Looking at the Docker code, it appears the answer is here:
186 │ case mode&os.ModeDevice != 0:
187 │ if sys.RunningInUserNS() {
188 │ // cannot create a device if running in user namespace
189 │ return nil
190 │ }
191 │ if err := unix.Mknod(dstPath, stat.Mode, int(stat.Rdev)); err != nil {
192 │ return err
193 │ }
Since Sysbox containers always use the Linux user-namespace (for strong isolation), the Docker daemon running inside the inner dind container is refusing to use mknod to create the /dev/initctl device required by the Oracle image. As a result, the subsequent fchownat() fails.
This explains the failure. It's really caused by Docker's assumption that within a user-ns mknod is not allowed. This is generally true, but does not take into account that container runtimes like Sysbox (or LXD for example) can deal properly with such operations by virtue of intercepting the mknod syscall, examining if it's allowed, and if so handling it on behalf of the container. Thus, it would be better if Docker had called mknod() and if it failed, optionally check if it's running in userns().

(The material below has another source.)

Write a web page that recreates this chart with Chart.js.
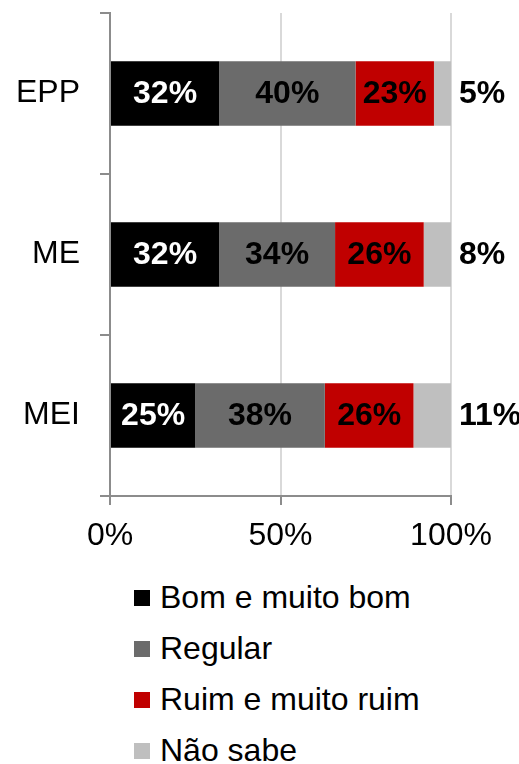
<!DOCTYPE html>
<html>
<head>
<meta charset="utf-8">
<script src="https://cdn.jsdelivr.net/npm/chart.js@4"></script>
<style>
    body { margin: 0; background: #fff; font-family: "Liberation Sans", Arial, sans-serif; }
    #wrap { position: relative; width: 519px; height: 764px; }
    #chart { position: absolute; left: 0; top: 0; }
    #legend { position: absolute; left: 134px; top: 572px; }
    .row { height: 51px; display: flex; align-items: center; font-size: 32px; color: #000; }
    .box { width: 16px; height: 16px; margin-right: 10px; }
</style>
</head>
<body>
<div id="wrap">
    <canvas id="chart" width="519" height="560"></canvas>
    <div id="legend"></div>
</div>
<script>
// Data
const categories = ['EPP', 'ME', 'MEI'];
const seriesNames = ['Bom e muito bom', 'Regular', 'Ruim e muito ruim', 'Não sabe'];
const bomValues = [32, 32, 25];
const regularValues = [40, 34, 38];
const ruimValues = [23, 26, 26];
const naoSabeValues = [5, 8, 11];
const tickLabels = ['0%', '50%', '100%'];

const colors = ['#000000', '#6b6b6b', '#c00000', '#bfbfbf'];
const labelColors = ['#ffffff', '#000000', '#000000', '#000000'];
const FONT = '"Liberation Sans", Arial, sans-serif';

// Labels on the bars
const barLabels = {
    id: 'barLabels',
    afterDatasetsDraw(chart) {
        const ctx = chart.ctx;
        ctx.save();
        ctx.font = 'bold 32px ' + FONT;
        ctx.textBaseline = 'middle';
        chart.data.datasets.forEach((ds, i) => {
            chart.getDatasetMeta(i).data.forEach((bar, j) => {
                const text = ds.data[j] + '%';
                ctx.fillStyle = labelColors[i];
                if (i === 3) {
                    ctx.textAlign = 'left';
                    ctx.fillText(text, chart.chartArea.right + 8, bar.y + 1);
                } else {
                    ctx.textAlign = 'center';
                    ctx.fillText(text, (bar.x + bar.base) / 2, bar.y + 1);
                }
            });
        });
        ctx.restore();
    }
};

const data = [bomValues, regularValues, ruimValues, naoSabeValues];

new Chart(document.getElementById('chart').getContext('2d'), {
    type: 'bar',
    data: {
        labels: categories,
        datasets: seriesNames.map((name, i) => ({
            label: name,
            data: data[i],
            backgroundColor: colors[i],
            borderWidth: 0,
            categoryPercentage: 0.4,
            barPercentage: 1
        }))
    },
    options: {
        indexAxis: 'y',
        responsive: false,
        animation: false,
        layout: { padding: { top: 13, right: 68, left: 0, bottom: 0 } },
        plugins: {
            legend: { display: false },
            tooltip: { enabled: false }
        },
        scales: {
            x: {
                stacked: true,
                min: 0,
                max: 100,
                ticks: {
                    stepSize: 50,
                    padding: 12,
                    color: '#000',
                    font: { family: FONT, size: 32 },
                    callback: (v) => tickLabels[v / 50]
                },
                grid: {
                    color: (c) => c.tick && c.tick.value === 0 ? 'rgba(0,0,0,0)' : '#d9d9d9',
                    tickColor: '#8c8c8c',
                    tickLength: 9,
                    lineWidth: 2
                },
                border: { color: '#8c8c8c', width: 2 },
                afterFit: (s) => { s.height = 64; s.paddingLeft = 0; s.paddingRight = 0; }
            },
            y: {
                stacked: true,
                ticks: {
                    padding: 20,
                    color: '#000',
                    font: { family: FONT, size: 32 }
                },
                grid: {
                    offset: true,
                    drawOnChartArea: false,
                    tickColor: '#8c8c8c',
                    tickLength: 10,
                    lineWidth: 2
                },
                border: { color: '#8c8c8c', width: 2 },
                afterFit: (s) => { s.width = 110; s.paddingTop = 0; s.paddingBottom = 0; }
            }
        }
    },
    plugins: [barLabels]
});

// Legend
const legend = document.getElementById('legend');
seriesNames.forEach((name, i) => {
    const row = document.createElement('div');
    row.className = 'row';
    row.innerHTML = `<span class="box" style="background:${colors[i]}"></span><span>${name}</span>`;
    legend.appendChild(row);
});
</script>
</body>
</html>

As far as a solution, I don't have a good one right now. The only work-around I found was to use the docker:19.03.2-dind image instead of the docker:20.10.2-dind image (which suggests the Docker source code check for userns I copied above must have been recently added).
I'll think if there is some other solution to make this work with docker:20.10.2-dind.
Hi @ctalledo Thank you very much for your detailed explanation! Now this makes sense.
One question comes to my mind as this behavior comes from using userns. Would shiftfs help in this situation? There are already "inofficial" dkms solutions available for running shiftfs kernel module on Debian.